- _What you have to do_: Leave out any pictures and transcribe all other data below exactly.

++++++++++++++++++++

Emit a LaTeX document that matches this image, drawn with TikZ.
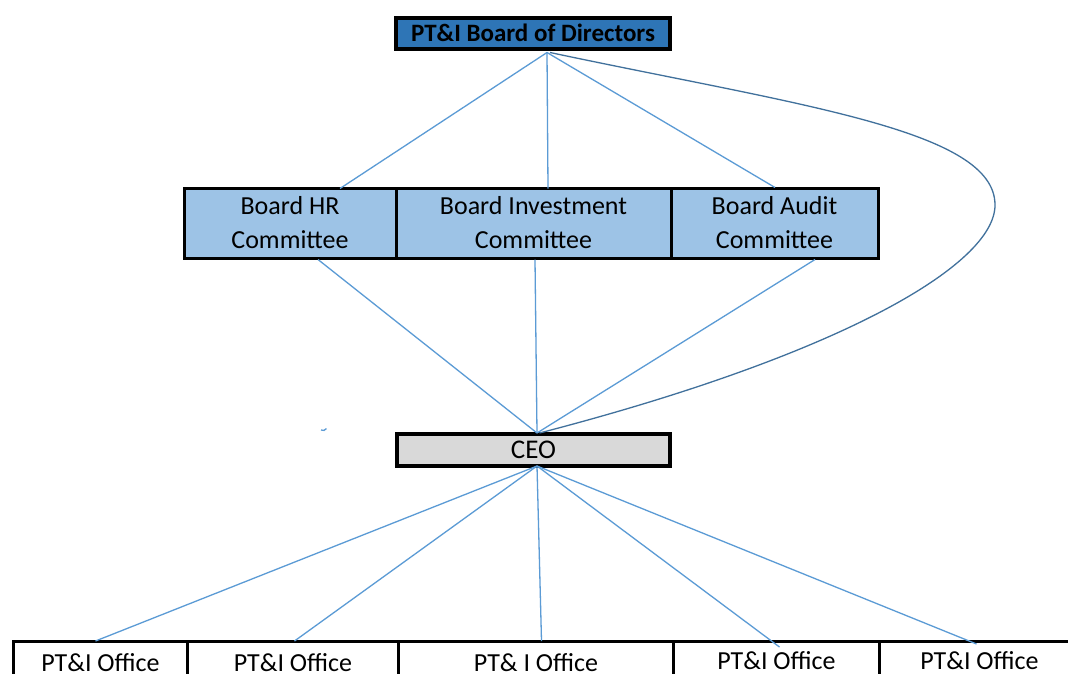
\documentclass[tikz,border=0pt]{standalone}
\usepackage{fontspec}
\setmainfont{Carlito}
\begin{document}
\begin{tikzpicture}[x=1pt,y=-1pt,
  conn/.style={draw=lineblue,line width=1.3pt},
  curv/.style={draw=curveblue,line width=1.3pt},
  boardbox/.style={draw=black,line width=4pt,fill=boardblue,minimum width=274pt,minimum height=31pt,inner sep=0pt,font=\fontsize{25}{30}\selectfont\bfseries},
  combox/.style={draw=black,line width=3pt,fill=comblue,minimum height=70pt,inner sep=0pt,align=center,font=\fontsize{26}{34}\selectfont},
  ceobox/.style={draw=black,line width=4pt,fill=ceogray,minimum width=273pt,minimum height=32pt,inner sep=0pt,font=\fontsize{27}{30}\selectfont},
  offbox/.style={draw=black,line width=3pt,minimum height=50pt,inner xsep=0pt,inner ysep=0pt,anchor=north west,text height=30pt,text depth=24pt,font=\fontsize{26}{30}\selectfont}
]
\definecolor{lineblue}{HTML}{5B9BD5}
\definecolor{curveblue}{HTML}{41719C}
\definecolor{boardblue}{HTML}{2E75B6}
\definecolor{comblue}{HTML}{9DC3E6}
\definecolor{ceogray}{HTML}{D9D9D9}
\useasboundingbox (0,0) rectangle (1068,673);
\clip (0,0) rectangle (1068,673);
\fill[white] (0,0) rectangle (1068,673);

\node[boardbox] (board) at (533,33) {PT\&I Board of Directors};

\node[combox,minimum width=212pt] (hr) at (290,223) {Board HR\\Committee};
\node[combox,minimum width=275pt] (inv) at (533.5,223) {Board Investment\\Committee};
\node[combox,minimum width=207pt] (aud) at (774.5,223) {Board Audit\\Committee};

\node[ceobox] (ceo) at (533.5,450) {CEO};

\node[offbox,minimum width=174pt] (o1) at (12,640) {PT\&I Office};
\node[offbox,minimum width=211pt] (o2) at (186,640) {PT\&I Office};
\node[offbox,minimum width=275pt] (o3) at (397,640) {PT\& I Office};
\node[offbox,minimum width=206pt,text height=28pt] (o4) at (672,640) {PT\&I Office};
\node[offbox,minimum width=200pt,text height=28pt] (o5) at (878,640) {PT\&I Office};

% board to committees
\draw[conn] ([xshift=14pt,yshift=-2pt]board.south) -- ([xshift=50pt,yshift=-2pt]hr.north);
\draw[conn] ([xshift=14pt,yshift=-2pt]board.south) -- ([xshift=14.5pt,yshift=-2pt]inv.north);
\draw[conn] ([xshift=14pt,yshift=-2pt]board.south) -- ([xshift=0.5pt,yshift=-1pt]aud.north);
% board to CEO curve
\draw[curv] ([xshift=17pt,yshift=-2pt]board.south) .. controls (800,105.5) and (995,130) .. (995,205)
  .. controls (995,265) and (840,355) .. ([xshift=6pt,yshift=-1pt]ceo.north);

% committees to CEO
\draw[conn] ([xshift=28pt]hr.south) -- ([xshift=3.5pt,yshift=-1pt]ceo.north);
\draw[conn] ([xshift=1.5pt]inv.south) -- ([xshift=3.5pt,yshift=-1pt]ceo.north);
\draw[conn] ([xshift=40.5pt]aud.south) -- ([xshift=3.5pt,yshift=-1pt]ceo.north);

% CEO to offices
\draw[conn] ([xshift=3.5pt,yshift=2pt]ceo.south) -- ([xshift=-5pt,yshift=-1pt]o1.north);
\draw[conn] ([xshift=3.5pt,yshift=2pt]ceo.south) -- ([xshift=1.5pt,yshift=-1pt]o2.north);
\draw[conn] ([xshift=3.5pt,yshift=2pt]ceo.south) -- ([xshift=5.5pt,yshift=-1pt]o3.north);
\draw[conn] ([xshift=3.5pt,yshift=2pt]ceo.south) -- ([xshift=3pt,yshift=-7pt]o4.north);
\draw[conn] ([xshift=3.5pt,yshift=2pt]ceo.south) -- ([xshift=-3pt,yshift=-4pt]o5.north);

% small stray mark
\draw[conn] (321,430) arc[start angle=120,end angle=30,radius=4];
\end{tikzpicture}
\end{document}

++++++++++++++++++++

- _Expected output_:
Emit a LaTeX document that matches this image, drawn with TikZ.
\documentclass[tikz,border=0pt]{standalone}
\usepackage{fontspec}
\setmainfont{Carlito}
\begin{document}
\begin{tikzpicture}[x=1pt,y=-1pt,
  conn/.style={draw=lineblue,line width=1.3pt},
  curv/.style={draw=curveblue,line width=1.3pt},
  boardbox/.style={draw=black,line width=4pt,fill=boardblue,minimum width=274pt,minimum height=31pt,inner sep=0pt,font=\fontsize{25}{30}\selectfont\bfseries},
  combox/.style={draw=black,line width=3pt,fill=comblue,minimum height=70pt,inner sep=0pt,align=center,font=\fontsize{26}{34}\selectfont},
  ceobox/.style={draw=black,line width=4pt,fill=ceogray,minimum width=273pt,minimum height=32pt,inner sep=0pt,font=\fontsize{27}{30}\selectfont},
  offbox/.style={draw=black,line width=3pt,minimum height=50pt,inner xsep=0pt,inner ysep=0pt,anchor=north west,text height=30pt,text depth=24pt,font=\fontsize{26}{30}\selectfont}
]
\definecolor{lineblue}{HTML}{5B9BD5}
\definecolor{curveblue}{HTML}{41719C}
\definecolor{boardblue}{HTML}{2E75B6}
\definecolor{comblue}{HTML}{9DC3E6}
\definecolor{ceogray}{HTML}{D9D9D9}
\useasboundingbox (0,0) rectangle (1068,673);
\clip (0,0) rectangle (1068,673);
\fill[white] (0,0) rectangle (1068,673);

\node[boardbox] (board) at (533,33) {PT\&I Board of Directors};

\node[combox,minimum width=212pt] (hr) at (290,223) {Board HR\\Committee};
\node[combox,minimum width=275pt] (inv) at (533.5,223) {Board Investment\\Committee};
\node[combox,minimum width=207pt] (aud) at (774.5,223) {Board Audit\\Committee};

\node[ceobox] (ceo) at (533.5,450) {CEO};

\node[offbox,minimum width=174pt] (o1) at (12,640) {PT\&I Office};
\node[offbox,minimum width=211pt] (o2) at (186,640) {PT\&I Office};
\node[offbox,minimum width=275pt] (o3) at (397,640) {PT\& I Office};
\node[offbox,minimum width=206pt,text height=28pt] (o4) at (672,640) {PT\&I Office};
\node[offbox,minimum width=200pt,text height=28pt] (o5) at (878,640) {PT\&I Office};

% board to committees
\draw[conn] ([xshift=14pt,yshift=-2pt]board.south) -- ([xshift=50pt,yshift=-2pt]hr.north);
\draw[conn] ([xshift=14pt,yshift=-2pt]board.south) -- ([xshift=14.5pt,yshift=-2pt]inv.north);
\draw[conn] ([xshift=14pt,yshift=-2pt]board.south) -- ([xshift=0.5pt,yshift=-1pt]aud.north);
% board to CEO curve
\draw[curv] ([xshift=17pt,yshift=-2pt]board.south) .. controls (800,105.5) and (995,130) .. (995,205)
  .. controls (995,265) and (840,355) .. ([xshift=6pt,yshift=-1pt]ceo.north);

% committees to CEO
\draw[conn] ([xshift=28pt]hr.south) -- ([xshift=3.5pt,yshift=-1pt]ceo.north);
\draw[conn] ([xshift=1.5pt]inv.south) -- ([xshift=3.5pt,yshift=-1pt]ceo.north);
\draw[conn] ([xshift=40.5pt]aud.south) -- ([xshift=3.5pt,yshift=-1pt]ceo.north);

% CEO to offices
\draw[conn] ([xshift=3.5pt,yshift=2pt]ceo.south) -- ([xshift=-5pt,yshift=-1pt]o1.north);
\draw[conn] ([xshift=3.5pt,yshift=2pt]ceo.south) -- ([xshift=1.5pt,yshift=-1pt]o2.north);
\draw[conn] ([xshift=3.5pt,yshift=2pt]ceo.south) -- ([xshift=5.5pt,yshift=-1pt]o3.north);
\draw[conn] ([xshift=3.5pt,yshift=2pt]ceo.south) -- ([xshift=3pt,yshift=-7pt]o4.north);
\draw[conn] ([xshift=3.5pt,yshift=2pt]ceo.south) -- ([xshift=-3pt,yshift=-4pt]o5.north);

% small stray mark
\draw[conn] (321,430) arc[start angle=120,end angle=30,radius=4];
\end{tikzpicture}
\end{document}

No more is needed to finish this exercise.